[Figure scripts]

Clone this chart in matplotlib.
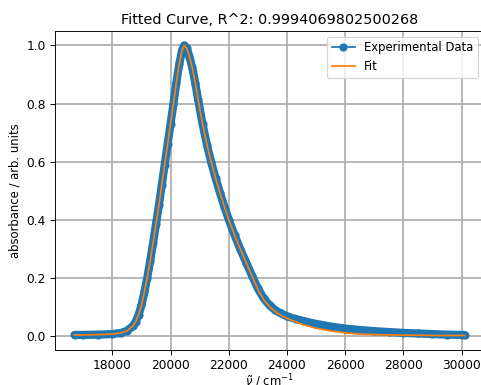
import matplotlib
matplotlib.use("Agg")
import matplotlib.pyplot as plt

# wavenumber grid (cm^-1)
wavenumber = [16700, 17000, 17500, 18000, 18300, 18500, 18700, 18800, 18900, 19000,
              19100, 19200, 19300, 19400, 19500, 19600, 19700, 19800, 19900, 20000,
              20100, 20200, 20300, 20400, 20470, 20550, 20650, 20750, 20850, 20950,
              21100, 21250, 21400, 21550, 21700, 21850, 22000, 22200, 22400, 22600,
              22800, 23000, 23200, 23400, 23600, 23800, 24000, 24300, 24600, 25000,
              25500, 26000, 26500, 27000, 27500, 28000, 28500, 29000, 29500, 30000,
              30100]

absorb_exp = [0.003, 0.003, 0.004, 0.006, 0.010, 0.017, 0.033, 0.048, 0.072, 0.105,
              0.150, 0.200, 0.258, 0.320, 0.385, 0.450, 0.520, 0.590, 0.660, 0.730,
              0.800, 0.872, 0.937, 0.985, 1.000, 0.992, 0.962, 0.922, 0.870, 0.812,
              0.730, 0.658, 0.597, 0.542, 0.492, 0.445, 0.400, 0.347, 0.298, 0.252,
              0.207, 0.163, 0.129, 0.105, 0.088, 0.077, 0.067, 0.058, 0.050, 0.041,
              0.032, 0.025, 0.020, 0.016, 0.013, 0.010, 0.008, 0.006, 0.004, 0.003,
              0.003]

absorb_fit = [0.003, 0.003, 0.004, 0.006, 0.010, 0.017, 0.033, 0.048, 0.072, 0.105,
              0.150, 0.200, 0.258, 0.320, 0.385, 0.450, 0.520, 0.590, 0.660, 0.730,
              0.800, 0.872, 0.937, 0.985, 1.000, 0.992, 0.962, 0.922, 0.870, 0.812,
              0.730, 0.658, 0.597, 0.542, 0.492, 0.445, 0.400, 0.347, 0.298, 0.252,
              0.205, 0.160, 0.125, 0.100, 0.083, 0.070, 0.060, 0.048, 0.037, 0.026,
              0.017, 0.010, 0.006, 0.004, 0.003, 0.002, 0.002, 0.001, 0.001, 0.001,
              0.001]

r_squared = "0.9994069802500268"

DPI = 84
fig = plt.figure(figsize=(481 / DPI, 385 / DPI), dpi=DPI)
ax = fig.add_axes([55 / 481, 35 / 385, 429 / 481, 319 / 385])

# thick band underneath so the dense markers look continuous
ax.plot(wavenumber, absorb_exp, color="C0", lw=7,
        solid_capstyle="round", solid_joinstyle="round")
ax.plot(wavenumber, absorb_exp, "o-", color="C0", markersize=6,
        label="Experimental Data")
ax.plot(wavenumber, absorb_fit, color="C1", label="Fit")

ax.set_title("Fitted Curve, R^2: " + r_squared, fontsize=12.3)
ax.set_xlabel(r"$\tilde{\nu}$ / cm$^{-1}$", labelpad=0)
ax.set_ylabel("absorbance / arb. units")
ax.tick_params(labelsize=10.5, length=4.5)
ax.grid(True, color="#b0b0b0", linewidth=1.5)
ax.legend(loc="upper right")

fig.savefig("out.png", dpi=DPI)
---
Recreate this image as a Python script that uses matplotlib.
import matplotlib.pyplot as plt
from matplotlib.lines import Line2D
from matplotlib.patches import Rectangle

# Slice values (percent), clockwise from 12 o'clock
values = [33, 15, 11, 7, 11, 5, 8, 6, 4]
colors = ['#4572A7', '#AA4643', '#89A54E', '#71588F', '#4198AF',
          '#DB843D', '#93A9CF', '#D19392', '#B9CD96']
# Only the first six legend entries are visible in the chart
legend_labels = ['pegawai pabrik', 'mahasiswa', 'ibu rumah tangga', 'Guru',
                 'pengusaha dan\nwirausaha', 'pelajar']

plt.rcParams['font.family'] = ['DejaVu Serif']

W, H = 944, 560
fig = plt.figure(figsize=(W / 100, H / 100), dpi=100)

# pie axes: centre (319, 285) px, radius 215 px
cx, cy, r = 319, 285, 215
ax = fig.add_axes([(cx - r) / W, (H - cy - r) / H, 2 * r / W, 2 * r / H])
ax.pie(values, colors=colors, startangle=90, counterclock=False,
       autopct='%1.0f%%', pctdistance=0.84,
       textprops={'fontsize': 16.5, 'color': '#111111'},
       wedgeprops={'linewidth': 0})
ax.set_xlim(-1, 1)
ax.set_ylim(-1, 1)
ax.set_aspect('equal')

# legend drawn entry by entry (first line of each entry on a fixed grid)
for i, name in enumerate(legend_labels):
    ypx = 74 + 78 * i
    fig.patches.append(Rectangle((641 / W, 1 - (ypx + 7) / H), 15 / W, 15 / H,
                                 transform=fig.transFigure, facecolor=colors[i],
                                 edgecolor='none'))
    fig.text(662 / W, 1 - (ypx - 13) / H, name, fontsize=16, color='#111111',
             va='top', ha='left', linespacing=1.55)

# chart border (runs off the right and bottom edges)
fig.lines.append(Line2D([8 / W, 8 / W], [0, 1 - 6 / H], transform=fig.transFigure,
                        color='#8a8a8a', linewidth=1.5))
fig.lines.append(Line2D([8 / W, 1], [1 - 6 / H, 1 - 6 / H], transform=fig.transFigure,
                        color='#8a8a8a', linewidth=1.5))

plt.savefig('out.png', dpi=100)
==
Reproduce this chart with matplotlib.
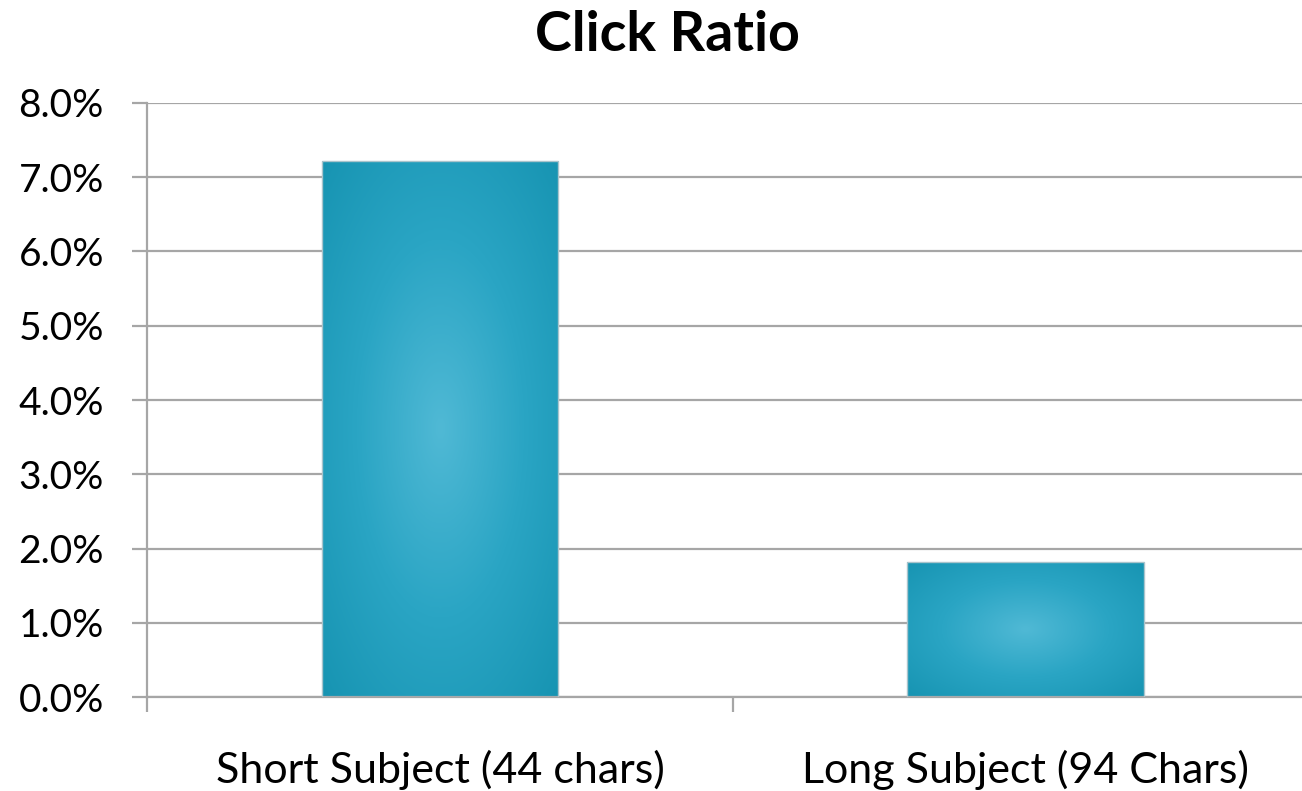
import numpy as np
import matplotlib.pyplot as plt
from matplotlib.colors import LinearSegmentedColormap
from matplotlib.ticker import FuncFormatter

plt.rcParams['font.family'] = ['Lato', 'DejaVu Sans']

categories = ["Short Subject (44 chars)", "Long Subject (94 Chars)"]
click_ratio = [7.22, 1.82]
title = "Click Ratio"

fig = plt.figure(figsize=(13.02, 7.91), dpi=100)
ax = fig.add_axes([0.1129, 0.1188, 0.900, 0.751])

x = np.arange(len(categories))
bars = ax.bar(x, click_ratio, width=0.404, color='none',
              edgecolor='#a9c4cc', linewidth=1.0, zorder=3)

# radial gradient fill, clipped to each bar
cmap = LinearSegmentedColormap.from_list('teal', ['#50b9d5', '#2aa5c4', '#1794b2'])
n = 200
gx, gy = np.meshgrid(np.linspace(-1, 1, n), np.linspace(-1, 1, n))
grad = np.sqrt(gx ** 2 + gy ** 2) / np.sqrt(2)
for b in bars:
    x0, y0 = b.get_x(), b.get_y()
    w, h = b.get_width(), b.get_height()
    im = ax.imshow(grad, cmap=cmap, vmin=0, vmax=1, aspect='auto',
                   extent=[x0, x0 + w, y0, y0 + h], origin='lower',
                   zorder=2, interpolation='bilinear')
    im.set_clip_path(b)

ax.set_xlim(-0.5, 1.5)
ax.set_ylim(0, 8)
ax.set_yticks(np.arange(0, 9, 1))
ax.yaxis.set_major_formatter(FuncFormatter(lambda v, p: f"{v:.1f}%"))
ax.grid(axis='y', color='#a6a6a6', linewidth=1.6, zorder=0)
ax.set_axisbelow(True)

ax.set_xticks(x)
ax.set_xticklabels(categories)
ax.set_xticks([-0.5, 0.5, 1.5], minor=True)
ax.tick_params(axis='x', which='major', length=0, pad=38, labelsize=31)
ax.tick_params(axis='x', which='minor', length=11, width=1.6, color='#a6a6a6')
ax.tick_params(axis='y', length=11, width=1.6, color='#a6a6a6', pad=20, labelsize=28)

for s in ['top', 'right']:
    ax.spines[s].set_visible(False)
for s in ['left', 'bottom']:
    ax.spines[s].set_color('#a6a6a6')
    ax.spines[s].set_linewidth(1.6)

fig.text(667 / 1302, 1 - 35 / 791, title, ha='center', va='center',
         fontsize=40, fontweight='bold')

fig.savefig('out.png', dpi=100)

**YOUR GOAL:** Reproduce exactly the section that begins with the line containing "Reproduce this chart with matplotlib." and ends with the line containing "color='#a6a6a6', pad=20, labelsize=28)". Both boundary lines belong in the copy, but pictures do not.

**COMPLETE ANSWER:**
Reproduce this chart with matplotlib.
import numpy as np
import matplotlib.pyplot as plt
from matplotlib.colors import LinearSegmentedColormap
from matplotlib.ticker import FuncFormatter

plt.rcParams['font.family'] = ['Lato', 'DejaVu Sans']

categories = ["Short Subject (44 chars)", "Long Subject (94 Chars)"]
click_ratio = [7.22, 1.82]
title = "Click Ratio"

fig = plt.figure(figsize=(13.02, 7.91), dpi=100)
ax = fig.add_axes([0.1129, 0.1188, 0.900, 0.751])

x = np.arange(len(categories))
bars = ax.bar(x, click_ratio, width=0.404, color='none',
              edgecolor='#a9c4cc', linewidth=1.0, zorder=3)

# radial gradient fill, clipped to each bar
cmap = LinearSegmentedColormap.from_list('teal', ['#50b9d5', '#2aa5c4', '#1794b2'])
n = 200
gx, gy = np.meshgrid(np.linspace(-1, 1, n), np.linspace(-1, 1, n))
grad = np.sqrt(gx ** 2 + gy ** 2) / np.sqrt(2)
for b in bars:
    x0, y0 = b.get_x(), b.get_y()
    w, h = b.get_width(), b.get_height()
    im = ax.imshow(grad, cmap=cmap, vmin=0, vmax=1, aspect='auto',
                   extent=[x0, x0 + w, y0, y0 + h], origin='lower',
                   zorder=2, interpolation='bilinear')
    im.set_clip_path(b)

ax.set_xlim(-0.5, 1.5)
ax.set_ylim(0, 8)
ax.set_yticks(np.arange(0, 9, 1))
ax.yaxis.set_major_formatter(FuncFormatter(lambda v, p: f"{v:.1f}%"))
ax.grid(axis='y', color='#a6a6a6', linewidth=1.6, zorder=0)
ax.set_axisbelow(True)

ax.set_xticks(x)
ax.set_xticklabels(categories)
ax.set_xticks([-0.5, 0.5, 1.5], minor=True)
ax.tick_params(axis='x', which='major', length=0, pad=38, labelsize=31)
ax.tick_params(axis='x', which='minor', length=11, width=1.6, color='#a6a6a6')
ax.tick_params(axis='y', length=11, width=1.6, color='#a6a6a6', pad=20, labelsize=28)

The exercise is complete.